* Start *

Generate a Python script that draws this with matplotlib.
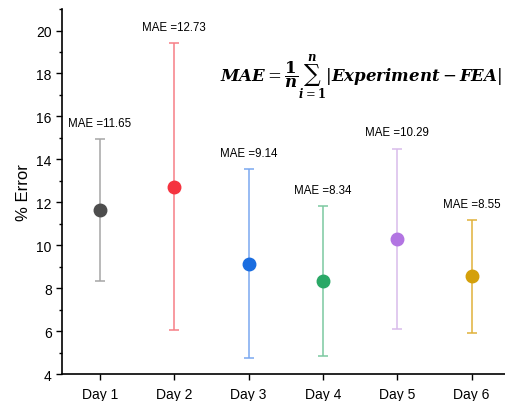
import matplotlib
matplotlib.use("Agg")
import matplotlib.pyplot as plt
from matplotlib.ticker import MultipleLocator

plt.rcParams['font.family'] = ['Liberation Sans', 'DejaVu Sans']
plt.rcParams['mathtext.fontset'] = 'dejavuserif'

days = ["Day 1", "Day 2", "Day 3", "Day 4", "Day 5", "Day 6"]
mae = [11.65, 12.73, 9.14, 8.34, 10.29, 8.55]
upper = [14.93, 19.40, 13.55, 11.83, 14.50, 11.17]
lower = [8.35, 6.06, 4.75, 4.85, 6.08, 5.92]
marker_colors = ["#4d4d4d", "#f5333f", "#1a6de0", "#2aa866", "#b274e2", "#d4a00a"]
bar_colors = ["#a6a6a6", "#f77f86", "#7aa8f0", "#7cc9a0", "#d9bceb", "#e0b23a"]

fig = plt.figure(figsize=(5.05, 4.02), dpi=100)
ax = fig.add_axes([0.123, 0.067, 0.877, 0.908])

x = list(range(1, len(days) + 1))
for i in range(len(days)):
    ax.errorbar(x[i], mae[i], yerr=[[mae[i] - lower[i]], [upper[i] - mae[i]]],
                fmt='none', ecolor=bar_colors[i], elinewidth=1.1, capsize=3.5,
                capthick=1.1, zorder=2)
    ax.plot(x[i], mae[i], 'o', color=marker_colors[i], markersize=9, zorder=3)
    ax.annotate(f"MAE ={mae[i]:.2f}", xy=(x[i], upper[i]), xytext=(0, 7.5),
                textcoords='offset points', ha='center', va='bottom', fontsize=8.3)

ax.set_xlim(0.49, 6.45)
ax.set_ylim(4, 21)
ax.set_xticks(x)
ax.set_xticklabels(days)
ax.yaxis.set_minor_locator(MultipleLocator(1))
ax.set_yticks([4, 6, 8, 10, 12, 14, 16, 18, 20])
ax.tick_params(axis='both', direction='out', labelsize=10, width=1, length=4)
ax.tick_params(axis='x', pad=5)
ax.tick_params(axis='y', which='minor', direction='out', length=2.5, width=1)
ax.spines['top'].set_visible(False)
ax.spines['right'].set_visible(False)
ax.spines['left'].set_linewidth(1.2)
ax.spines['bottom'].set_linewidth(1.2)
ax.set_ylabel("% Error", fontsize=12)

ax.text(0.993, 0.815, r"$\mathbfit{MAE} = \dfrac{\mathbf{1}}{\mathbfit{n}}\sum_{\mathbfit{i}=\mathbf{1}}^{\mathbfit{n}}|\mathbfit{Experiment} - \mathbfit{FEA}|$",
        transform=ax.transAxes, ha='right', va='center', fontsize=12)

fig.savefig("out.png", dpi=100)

* End *

**SET TASK:** Every line should be retyped exactly, with the pictures omitted.

**EXERCISE OUTPUT:**
Generate a Python script that draws this with matplotlib.
import matplotlib
matplotlib.use("Agg")
import matplotlib.pyplot as plt
from matplotlib.ticker import MultipleLocator

plt.rcParams['font.family'] = ['Liberation Sans', 'DejaVu Sans']
plt.rcParams['mathtext.fontset'] = 'dejavuserif'

days = ["Day 1", "Day 2", "Day 3", "Day 4", "Day 5", "Day 6"]
mae = [11.65, 12.73, 9.14, 8.34, 10.29, 8.55]
upper = [14.93, 19.40, 13.55, 11.83, 14.50, 11.17]
lower = [8.35, 6.06, 4.75, 4.85, 6.08, 5.92]
marker_colors = ["#4d4d4d", "#f5333f", "#1a6de0", "#2aa866", "#b274e2", "#d4a00a"]
bar_colors = ["#a6a6a6", "#f77f86", "#7aa8f0", "#7cc9a0", "#d9bceb", "#e0b23a"]

fig = plt.figure(figsize=(5.05, 4.02), dpi=100)
ax = fig.add_axes([0.123, 0.067, 0.877, 0.908])

x = list(range(1, len(days) + 1))
for i in range(len(days)):
    ax.errorbar(x[i], mae[i], yerr=[[mae[i] - lower[i]], [upper[i] - mae[i]]],
                fmt='none', ecolor=bar_colors[i], elinewidth=1.1, capsize=3.5,
                capthick=1.1, zorder=2)
    ax.plot(x[i], mae[i], 'o', color=marker_colors[i], markersize=9, zorder=3)
    ax.annotate(f"MAE ={mae[i]:.2f}", xy=(x[i], upper[i]), xytext=(0, 7.5),
                textcoords='offset points', ha='center', va='bottom', fontsize=8.3)

ax.set_xlim(0.49, 6.45)
ax.set_ylim(4, 21)
ax.set_xticks(x)
ax.set_xticklabels(days)
ax.yaxis.set_minor_locator(MultipleLocator(1))
ax.set_yticks([4, 6, 8, 10, 12, 14, 16, 18, 20])
ax.tick_params(axis='both', direction='out', labelsize=10, width=1, length=4)
ax.tick_params(axis='x', pad=5)
ax.tick_params(axis='y', which='minor', direction='out', length=2.5, width=1)
ax.spines['top'].set_visible(False)
ax.spines['right'].set_visible(False)
ax.spines['left'].set_linewidth(1.2)
ax.spines['bottom'].set_linewidth(1.2)
ax.set_ylabel("% Error", fontsize=12)

ax.text(0.993, 0.815, r"$\mathbfit{MAE} = \dfrac{\mathbf{1}}{\mathbfit{n}}\sum_{\mathbfit{i}=\mathbf{1}}^{\mathbfit{n}}|\mathbfit{Experiment} - \mathbfit{FEA}|$",
        transform=ax.transAxes, ha='right', va='center', fontsize=12)

fig.savefig("out.png", dpi=100)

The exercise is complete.